Meg Remy sembra una creatura aliena, la osservi sul palco e la trovi algida, austera eppure bellissima, rabbiosa eppure stranamente in cerca di dolcezza: il live di U.S. Girls, moniker dietro cui Meg si nasconde, si può perfettamente riassumere proprio nell’aggettivo “magnetico”.
E’ un live in cui non si riesce mai a staccare gli occhi dal suo viso, dal suo modo di muoversi, dagli accenti della sua voce: coadiuvata dagli straordinari The Cosmic Range, Meg è completamente padrona della scena, si muove con classe, eleganza e, più che cantare, sembra quasi declamare i brani, dandogli di volta in volta sfumature nuove, facendo passare senza filtro messaggi importanti.

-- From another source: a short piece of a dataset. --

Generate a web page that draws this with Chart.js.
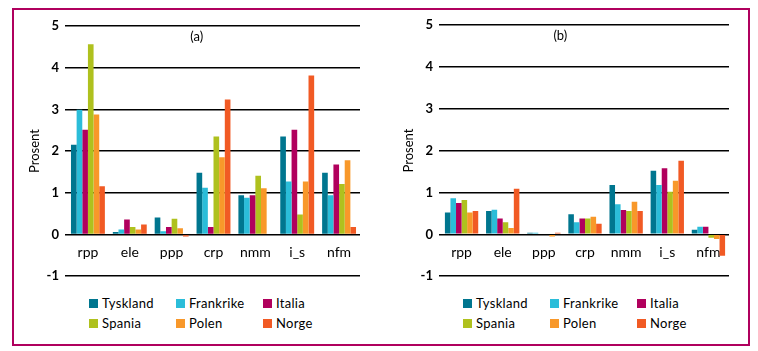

Da “Velvet 4 sale” a “The Island song”, da “Sororal Feelings” a “Pearly days” quelli di Meg sono piccoli gioielli, inni che incitano e fanno riflettere: in lei si ritrova quello spirito combattivo e straniante che faceva parte anche di Amy Winehouse, in una versione meno maledetta ma più “jazzy”.

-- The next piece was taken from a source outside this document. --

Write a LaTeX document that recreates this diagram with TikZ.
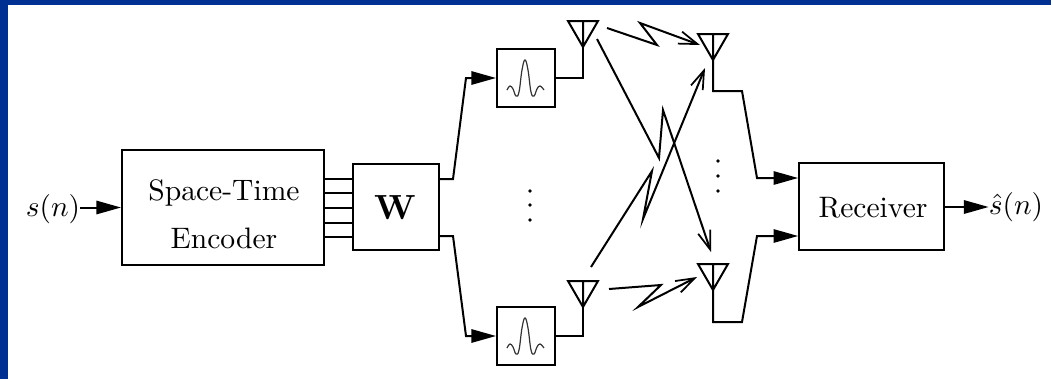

Sembra di assistere a un live di un’orchestra, ma non un’orchestra qualsiasi, un’orchestra popolare, sporca eppure perfetta, che sa mescolarsi col popolo e farlo ballare.
E poi, oltre alla musica, c’è l’immagine inquieta di Meg, i suoi occhi di ghiaccio che penetrano ogni singolo spettatore e fanno sì che le sue parole risuonino ancora di più.
Quello di U.S. Girls è un concerto da film, mi sono chiesto mentre ero lì cosa ne avrebbero detto registi come David Lynch o Ken Loach, diversissimi per immaginario eppure accomunati nell’anima della Remy, che si conferma con questo ultimo disco, “A poem unlimited” e questo successivo straordinario tour, un’artista a 360 gradi.
Noi che eravamo al Locomotiv di Bologna per la sua unica data italiana ne siamo rimasti catturati, affascinati, totalmente avvolti. E la sua stella è destinata a diventare ancora più luminosa. Garantito.